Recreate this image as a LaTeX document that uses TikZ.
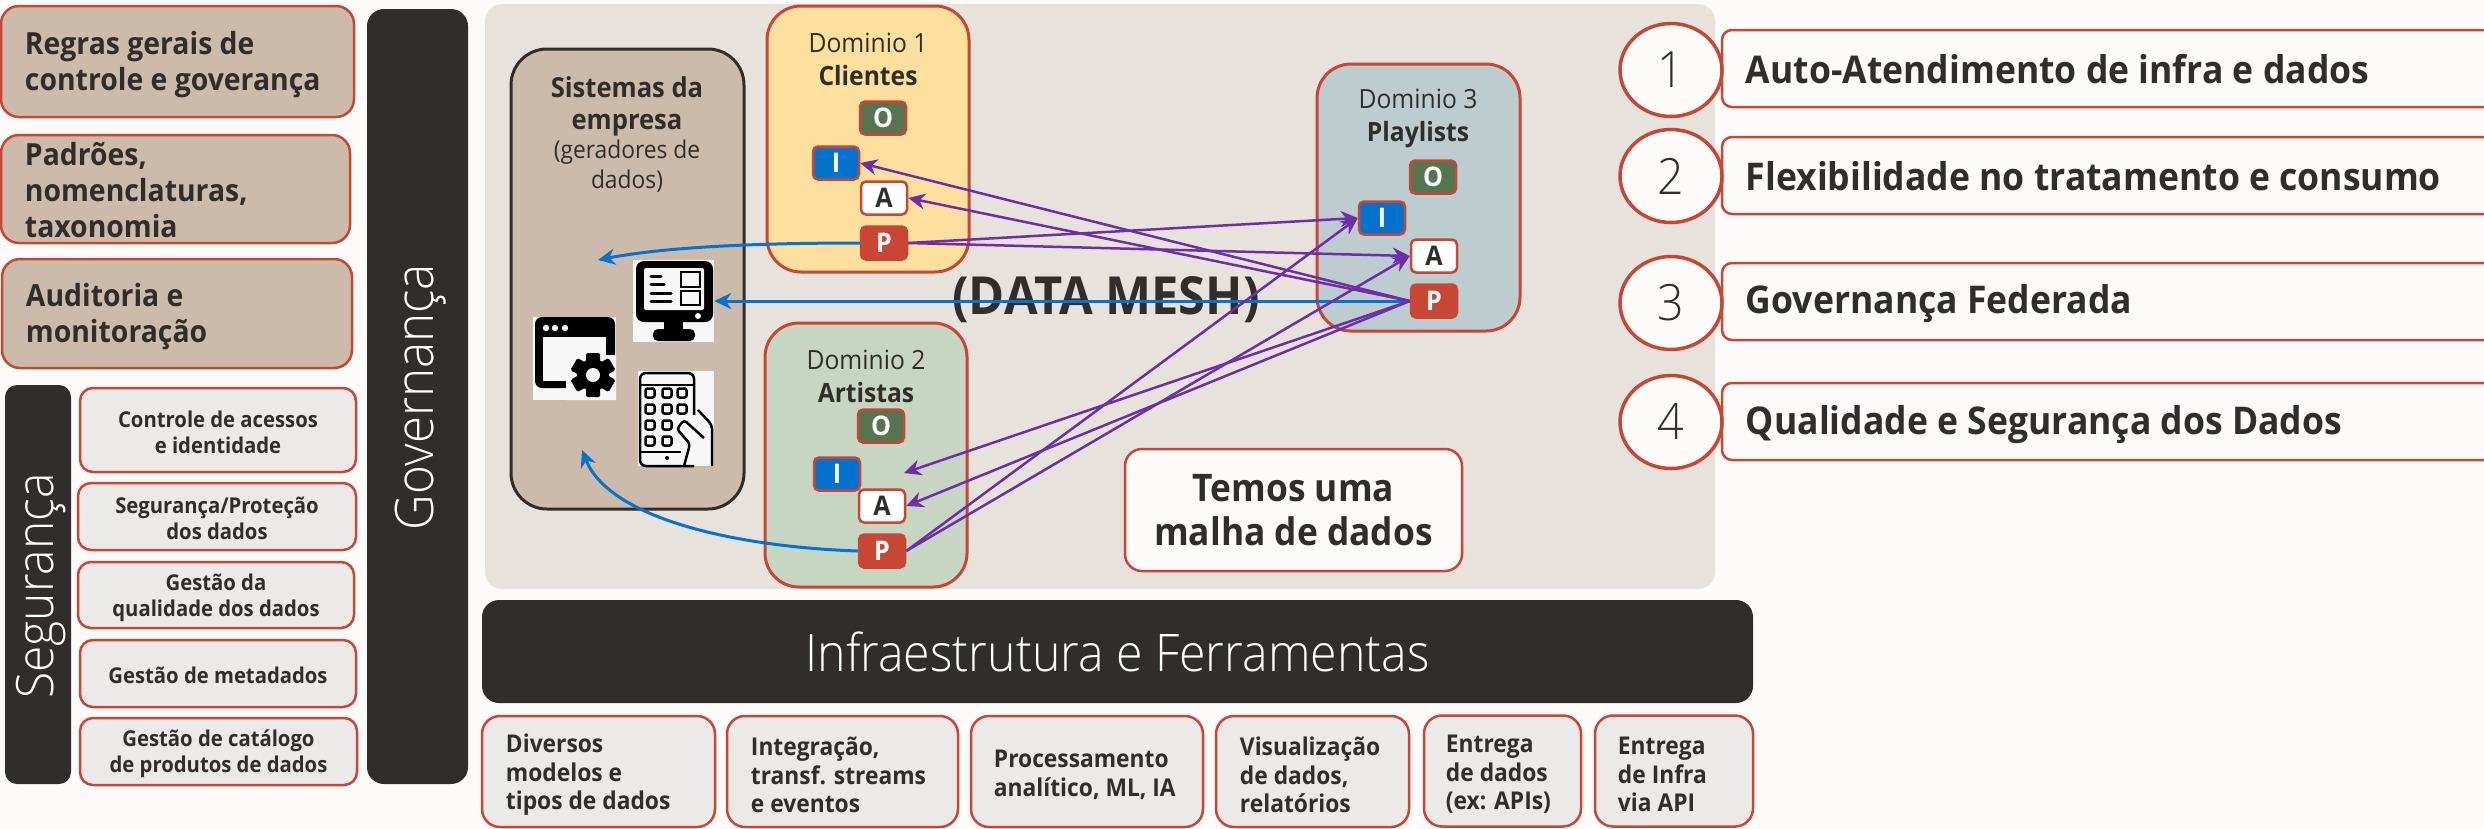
\documentclass[tikz,border=0pt]{standalone}
\usepackage{fontspec}
\setmainfont[FakeStretch=0.93]{Open Sans}
\newfontfamily\lightfont[FakeStretch=0.93]{Open Sans Light}
\usetikzlibrary{arrows.meta}
\usetikzlibrary{shapes.geometric}
\definecolor{ink}{HTML}{312D2A}
\definecolor{oraRed}{HTML}{C74634}
\definecolor{paper}{HTML}{FCFBF9}
\definecolor{panel}{HTML}{E8E2DC}
\definecolor{tan}{HTML}{CCBBAB}
\definecolor{softGray}{HTML}{EBEAE8}
\definecolor{domYellow}{HTML}{FDE09E}
\definecolor{domGreen}{HTML}{C7D6C3}
\definecolor{domBlue}{HTML}{BDCDCF}
\definecolor{badgeGreen}{HTML}{56744F}
\definecolor{meshBlue}{HTML}{0572CE}
\definecolor{meshPurple}{HTML}{6F2DA8}
\definecolor{iconBack}{HTML}{F7F7F7}
\tikzstyle{ruledbox} = [draw=oraRed, line width=2.5pt, inner sep=0pt, text=ink]
\tikzstyle{rulebox} = [ruledbox, fill=tan, rounded corners=18pt]
\tikzstyle{ruletext} = [inner sep=0pt, text=ink, align=left, font=\fontsize{30.5}{36}\selectfont\bfseries]
\tikzstyle{secbox} = [ruledbox, fill=softGray, rounded corners=13pt]
\tikzstyle{sectext} = [inner sep=0pt, text=ink, align=center, font=\fontsize{21.8}{26}\selectfont\bfseries]
\tikzstyle{toolbox} = [ruledbox, fill=softGray, rounded corners=18pt, minimum height=111pt]
\tikzstyle{tooltext} = [inner sep=0pt, text=ink, align=left, font=\fontsize{24.5}{28.5}\selectfont\bfseries]
\tikzstyle{darkbar} = [fill=ink, rounded corners=17pt, inner sep=0pt, text=white]
\tikzstyle{domainbox} = [draw=oraRed, line width=3pt, rounded corners=34pt, inner sep=0pt]
\tikzstyle{domaintitle} = [inner sep=0pt, text=ink, align=center, font=\fontsize{26.5}{33}\selectfont]
\tikzstyle{badge} = [draw=oraRed, line width=2.5pt, rounded corners=5pt, inner sep=0pt,
    minimum width=46pt, minimum height=33pt, text=white, font=\fontsize{27}{27}\selectfont\bfseries]
\tikzstyle{numdisc} = [ellipse, draw=oraRed, fill=paper, line width=3.5pt, inner sep=0pt,
    minimum width=102pt, minimum height=93pt, text=ink, font=\fontsize{50}{50}\selectfont\lightfont]
\tikzstyle{factbox} = [ruledbox, fill=paper, rounded corners=10pt, minimum width=772pt, minimum height=77pt]
\tikzstyle{facttext} = [inner sep=0pt, text=ink, font=\fontsize{38.2}{40}\selectfont\bfseries]
\tikzstyle{meshlink} = [draw=meshPurple, line width=2.5pt, -{Stealth[length=17pt,width=16pt]}]
\tikzstyle{feedlink} = [draw=meshBlue, line width=3pt, -{Stealth[length=17pt,width=16pt]}]
\tikzstyle{iconback} = [fill=iconBack, inner sep=0pt]
\begin{document}
\begin{tikzpicture}[x=1pt,y=-1pt]
    \useasboundingbox (0,0) rectangle (2484,828);
    \fill[paper] (0,0) rectangle (2484,828);

    \node [rulebox, minimum width=353pt, minimum height=111pt] (rules) at (177.5,61.5) {};
    \node [ruletext, right=25pt] (rulestext) at ([yshift=-3pt]rules.west) {Regras gerais de\\controle e goverança};
    \node [rulebox, minimum width=349pt, minimum height=108pt] (patterns) at (175.5,189) {};
    \node [ruletext, right=25pt] (patternstext) at ([yshift=-1pt]patterns.west) {Padrões,\\nomenclaturas,\\taxonomia};
    \node [rulebox, minimum width=350pt, minimum height=109pt] (audit) at (177,313.5) {};
    \node [ruletext, right=25pt] (audittext) at ([yshift=-3.5pt]audit.west) {Auditoria e\\monitoração};

    \node [darkbar, minimum width=101pt, minimum height=775pt] (govbar) at (417.5,396.5) {};
    \node [text=white, rotate=90, inner sep=0pt, font=\fontsize{53}{53}\selectfont\lightfont] (govlabel) at (421,397) {Governança};
    \node [darkbar, rounded corners=12pt, minimum width=66pt, minimum height=399pt] (secbar) at (38,584.5) {};
    \node [text=white, rotate=90, inner sep=0pt, font=\fontsize{51.5}{51.5}\selectfont\lightfont] (seclabel) at (41,586) {Segurança};

    \node [secbox, minimum width=276pt, minimum height=84pt] (access) at (218,430) {};
    \node [sectext] (accesstext) at ([yshift=-2pt]access.center) {Controle de acessos\\e identidade};
    \node [secbox, minimum width=278pt, minimum height=67pt] (protect) at (217,516.5) {};
    \node [sectext] (protecttext) at ([yshift=-2pt]protect.center) {Segurança/Proteção\\dos dados};
    \node [secbox, minimum width=276pt, minimum height=66pt] (quality) at (216,595) {};
    \node [sectext] (qualitytext) at ([yshift=-2.5pt]quality.center) {Gestão da\\qualidade dos dados};
    \node [secbox, minimum width=276pt, minimum height=67pt] (metadata) at (218,673.5) {};
    \node [sectext] (metadatatext) at ([yshift=-1.5pt]metadata.center) {Gestão de metadados};
    \node [secbox, minimum width=277pt, minimum height=67pt] (catalog) at (218.5,751.5) {};
    \node [sectext] (catalogtext) at ([yshift=-2.5pt]catalog.center) {Gestão de catálogo\\de produtos de dados};

    \fill[panel, rounded corners=17pt] (485,4) rectangle (1715,589);

    \node [draw=ink, fill=tan, line width=3pt, rounded corners=36pt, inner sep=0pt, minimum width=233pt, minimum height=460pt] (systems) at (627.5,279) {};
    \node [inner sep=0pt, text=ink, align=center, font=\fontsize{27.5}{32}\selectfont\bfseries] (systitle) at (627,106) {Sistemas da\\empresa};
    \node [inner sep=0pt, text=ink, align=center, font=\fontsize{24.5}{29.5}\selectfont] (syssub) at (627,166) {(geradores de\\dados)};

    \node [domainbox, fill=domYellow, minimum width=202pt, minimum height=266pt] (dom1) at (868,139) {};
    \node [domaintitle] (dom1title) at (868,59) {Dominio 1\\\textbf{Clientes}};
    \node [domainbox, fill=domGreen, minimum width=202pt, minimum height=264pt] (dom2) at (866,455) {};
    \node [domaintitle] (dom2title) at (866,376.5) {Dominio 2\\\textbf{Artistas}};
    \node [domainbox, fill=domBlue, minimum width=203pt, minimum height=267pt] (dom3) at (1418.5,197.5) {};
    \node [domaintitle] (dom3title) at (1418,118.5) {Dominio 3\\\textbf{Playlists}};

    \node [iconback, minimum width=81pt, minimum height=82pt] (monitor) at (673.5,301) {};
    \fill[black, rounded corners=8pt] (636,261) rectangle (713,322);
    \fill[iconBack, rounded corners=2pt] (644,268) rectangle (704,310);
    \fill[black] (664,320) rectangle (683,331);
    \fill[black, rounded corners=5pt] (653,329) rectangle (695,341);
    \fill[iconBack] (698,316) circle (3);
    \draw[black, line width=3pt, line cap=round] (651,276) -- (661,276) (651,284) -- (664,284) (651,293) -- (671,293) (651,301) -- (671,301);
    \draw[black, line width=2.5pt] (681,272) rectangle (700,287) (681,291) rectangle (700,305);

    \node [iconback, minimum width=83pt, minimum height=83pt] (window) at (574.5,358.5) {};
    \fill[black, rounded corners=7pt] (535,317) rectangle (615,388);
    \fill[iconBack] (543,337) rectangle (606,381);
    \fill[iconBack] (566,381) rectangle (616,400) (606,355) rectangle (616,381);
    \foreach \dotx in {546,555,565}
        \fill[iconBack] (\dotx,328) circle (3.2);
    \foreach \toothangle in {0,60,...,300}
        \fill[black, rotate around={\toothangle:(593,375)}, rounded corners=1.5pt] (586,353) rectangle (600,365);
    \fill[black] (593,375) circle (16);
    \fill[iconBack] (593,375) circle (7);

    \node [iconback, minimum width=76pt, minimum height=95pt] (tablet) at (676,418.5) {};
    \draw[black, line width=2.5pt, rounded corners=6pt] (694,466) -- (640,466) -- (640,373) -- (694,373) -- (694,415);
    \draw[black, line width=2.5pt] (640,385) -- (694,385) (640,452) -- (681,452);
    \fill[black] (667,458) circle (2);
    \foreach \keyx in {650,667,682}
        \foreach \keyy in {393,409}
            \draw[black, line width=2.5pt, rounded corners=2pt] (\keyx-4.5,\keyy-4.5) rectangle (\keyx+4.5,\keyy+4.5);
    \foreach \keyx in {650,667}
        \foreach \keyy in {425,441}
            \draw[black, line width=2.5pt, rounded corners=2pt] (\keyx-4.5,\keyy-4.5) rectangle (\keyx+4.5,\keyy+4.5);
    \draw[black, line width=2.5pt, fill=iconBack, rounded corners=3pt] (684,466) -- (690,444) -- (677,429) -- (684,420) -- (704,438);
    \draw[black, line width=2.5pt, rounded corners=4pt] (698,410) -- (712,425) -- (712,466);

    \node [inner sep=0pt, text=ink, font=\fontsize{52.5}{52.5}\selectfont\bfseries] (meshlabel) at (1106,300) {(DATA MESH)};

    \node [badge, fill=badgeGreen] (o1) at (883,118) {O};
    \node [badge, fill=meshBlue] (i1) at (836,163) {I};
    \node [badge, fill=white, text=ink] (a1) at (884,198) {A};
    \node [badge, fill=oraRed] (p1) at (884,243) {P};
    \node [badge, fill=badgeGreen] (o2) at (881,426) {O};
    \node [badge, fill=meshBlue] (i2) at (837,474) {I};
    \node [badge, fill=white, text=ink] (a2) at (882,506) {A};
    \node [badge, fill=oraRed] (p2) at (882,551) {P};
    \node [badge, fill=badgeGreen] (o3) at (1433,177) {O};
    \node [badge, fill=meshBlue] (i3) at (1382,218) {I};
    \node [badge, fill=white, text=ink] (a3) at (1434,256) {A};
    \node [badge, fill=oraRed] (p3) at (1434,301) {P};

    \coordinate (sysin1) at (598,260);
    \coordinate (sysin2) at (582,450);
    \coordinate (i2free) at (904,473);

    \draw [feedlink] (p1.west) .. controls (770,243) and (670,246) .. (sysin1);
    \draw [feedlink] (p3.west) -- (monitor.east);
    \draw [feedlink] (p2.west) .. controls (740,547) and (610,520) .. (sysin2);

    \draw [meshlink] (p3.west) -- (i1.east);
    \draw [meshlink] (p3.west) -- (a1.east);
    \draw [meshlink] (p3.west) -- (i2free);
    \draw [meshlink] (p3.west) -- (a2.east);
    \draw [meshlink] (p1.east) -- (i3.west);
    \draw [meshlink] (p1.east) -- (a3.west);
    \draw [meshlink] (p2.east) -- (i3.west);
    \draw [meshlink] (p2.east) -- (a3.west);

    \node [ruledbox, fill=paper, rounded corners=17pt, minimum width=337pt, minimum height=122pt, align=center,
        font=\fontsize{38}{44}\selectfont\bfseries] (meshnote) at (1293.5,510) {Temos uma\\malha de dados};

    \node [darkbar, minimum width=1271pt, minimum height=103pt, font=\fontsize{51.8}{51.8}\selectfont\lightfont] (infra) at (1117.5,651.5) {Infraestrutura e Ferramentas};

    \node [toolbox, minimum width=233pt] (models) at (598.5,771.5) {};
    \node [tooltext, right=25pt] (modelstext) at ([yshift=-3.5pt]models.west) {Diversos\\modelos e\\tipos de dados};
    \node [toolbox, minimum width=231pt] (streams) at (842.5,771.5) {};
    \node [tooltext, right=25pt] (streamstext) at ([yshift=-3.5pt]streams.west) {Integração,\\transf. streams\\e eventos};
    \node [toolbox, minimum width=232pt] (analytics) at (1087,771.5) {};
    \node [tooltext, right=24pt] (analyticstext) at ([yshift=-3.5pt]analytics.west) {Processamento\\analítico, ML, IA};
    \node [toolbox, minimum width=193pt] (reports) at (1312.5,771.5) {};
    \node [tooltext, right=25pt] (reportstext) at ([yshift=-3.5pt]reports.west) {Visualização\\de dados,\\relatórios};
    \node [toolbox, minimum width=157pt] (apis) at (1502.5,771) {};
    \node [tooltext, right=23pt] (apistext) at ([yshift=-3.5pt]apis.west) {Entrega\\de dados\\(ex: APIs)};
    \node [toolbox, minimum width=158pt] (infraapi) at (1674,771) {};
    \node [tooltext, right=24pt] (infraapitext) at ([yshift=-3.5pt]infraapi.west) {Entrega\\de Infra\\via API};

    \node [factbox] (fact1) at (2108,68.5) {};
    \node [facttext, right=25pt] (fact1text) at ([yshift=-1pt]fact1.west) {Auto-Atendimento de infra e dados};
    \node [factbox] (fact2) at (2108,175.5) {};
    \node [facttext, right=25pt] (fact2text) at ([yshift=-1pt]fact2.west) {Flexibilidade no tratamento e consumo};
    \node [factbox] (fact3) at (2108,301.5) {};
    \node [facttext, right=25pt] (fact3text) at ([yshift=-2.5pt]fact3.west) {Governança Federada};
    \node [factbox] (fact4) at (2108,421.5) {};
    \node [facttext, right=25pt] (fact4text) at ([yshift=-3pt]fact4.west) {Qualidade e Segurança dos Dados};

    \node [numdisc] (num1) at (1671,70) {1};
    \node [numdisc] (num2) at (1671,176) {2};
    \node [numdisc] (num3) at (1671,303) {3};
    \node [numdisc] (num4) at (1671,422) {4};
\end{tikzpicture}
\end{document}
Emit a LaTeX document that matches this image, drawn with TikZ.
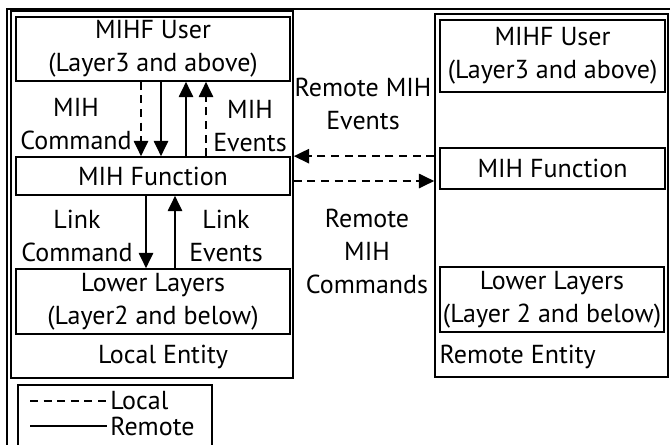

══════════

▸ **Task requirements**:
Extract from the data every line where "that" shows up.

▸ **Correct output**:
Recreate this image as a LaTeX document that uses TikZ.
Emit a LaTeX document that matches this image, drawn with TikZ.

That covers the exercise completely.